The bank says Uganda needs 3-4 billion dollars for climate finance in the next ten years but that money is not flowing as expected. It says the private sector has contributed only 26 million dollars or 3.4%.
A farmer who reclaimed part of the Namesti landslide spot in Bududa District. Usually, countries like Uganda don't have the need for financing to enable farmers to adapt. The governments also don't have funding for mitigation.
Uganda
needs 3-4 billion dollars for climate finance in the next ten years but that money
is not flowing as expected.
The African Development Bank’s Uganda report finds
that only about 785 million dollars have been mobilized or 25% of the actual
needs.
Peter Engbo Rasmussen, the Principal Country Economist at
the Bank’s office in Uganda says there is a big gap between what is required for
adaptation and mitigation and avoiding losses to what is actually being
provided to Uganda.
He was speaking
at the launch of the Country Focus Report 2023 under the theme “Mobilizing Private
Sector Financing for Climate and Green Growth.
The report
found that private-sector financing for climate is even worse in the sense that
of the $785 million, provided between 2019 and 2020, the private sector has contributed
only 26 million dollars or 3.4%.
The
sectors that have been lucky to receive climate financing are the agriculture,
forestry, cross-sectoral sectors, and energy systems.
Uganda
will need more than $2.9 billion to fill the current estimated climate
financing gap to meet the country’s climate adjustment needs.
One of
the key messages from the report is that most of Uganda’s climate finance comes
from international partners as publicly available finance.
Peter Engbo Rasmussen notes that there is a huge gap in climate
financing with very little private sector participation.
The
report suggests that to change the situation, Uganda needs to lay the
foundations for investors by identifying attractive projects and also tap into
its abundant natural capital, renewable and non-renewable, to finance the
impacts of climate change and the transition to a green growth pathway.
Uganda,
according to the report is already experiencing the effects of climate change.
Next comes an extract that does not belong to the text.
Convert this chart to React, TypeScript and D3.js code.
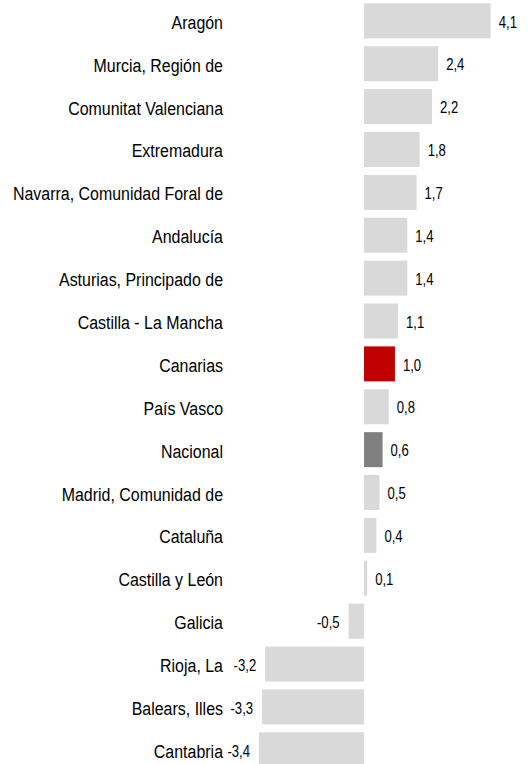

It finds that since the 1960s temperatures have increased by 1.3 degrees and
that conservative estimates point to increases in temperature by 1.5-2.0
degrees over the next 50 years.
Climate change in Uganda is going to bring about
warmer weather conditions and more extreme weather events such as volatile rainfall,
flooding, landslides, and prolonged dry spells. In addition to the climate
effects, the rapidly growing population will further add to the impacts on the
environment and the economy.
Natural
capital for climate finance and green growth
According
to the experts, Uganda can use its abundant natural capital to finance its climate
change financing.
The oil and gas resources in the Albertine have been identified
as key areas that need special attention.
Commercially
viable oil reserves are estimated at 1.4 billion barrels with production
targeted to start in 2025. Current oil reserves for production are for a
limited period of 20-25 years and the government will need to consider how the
additional revenue can best be used to boost sustainable sectors of the
economy.
Away from
oil and gas, the report observes that Uganda can be a regional producer and
exporter of green iron and steel but will need to attract partner firms, given the
long lead times to develop mineral projects. It suggests discussions with global developers
of green hydrogen, a key component in the production of green iron and steel.
The
Ministry of Finance Responds
The Head
of the Climate Finance Unit and the Ministry of Finance, Denis Mugaga acknowledges
the fact that global climate finance both grants and concessional are going
down.
He said Uganda has had the challenge to raise financing to finance its climate
ambitions of what is known as Nationally Determined Contribution (NDC) as per Article
4 of the Paris Agreement.
Uganda had hoped to raise $21.8 billion for adaptation and mitigation actions. Fifteen
percent of the money should be coming from Uganda’s resources while 40% was expected
from the private sector.
Mugaga revealed
that the government this financial year invested about 7 trillion shillings and
that as per NDC targets, the government should be investing 14 million annually
if it is to meet the targets
. “So we need
to increase our own resources but also increase access to financing from UNFCCC’s
Global Environment Facility, Green Climate Fund, and adaptation fund and from
the multilateral agencies like the World Bank,” said Mugaga.
The
Ministry according to Mugaga is undertaking a climate budget funding under the
program-based budgeting system.
“We have
clear adaptation and mitigation action that can be quantified in all the programs
that we have under the NDP III,” revealed Mugaga.
The Cost
Of Inaction
According
to the report, the cost of climate inaction will be significantly higher over
the long term than what is required to adapt infrastructure and the economy to
deal with the rising pressures.
The Ministry
of Water and Environment already estimated that by 2025, an annual cost of
inaction will be in the range of $3.1-5.9 billion, which will rise to $18-27 billion
in 2050, driven by unmet irrigation and biomass demand.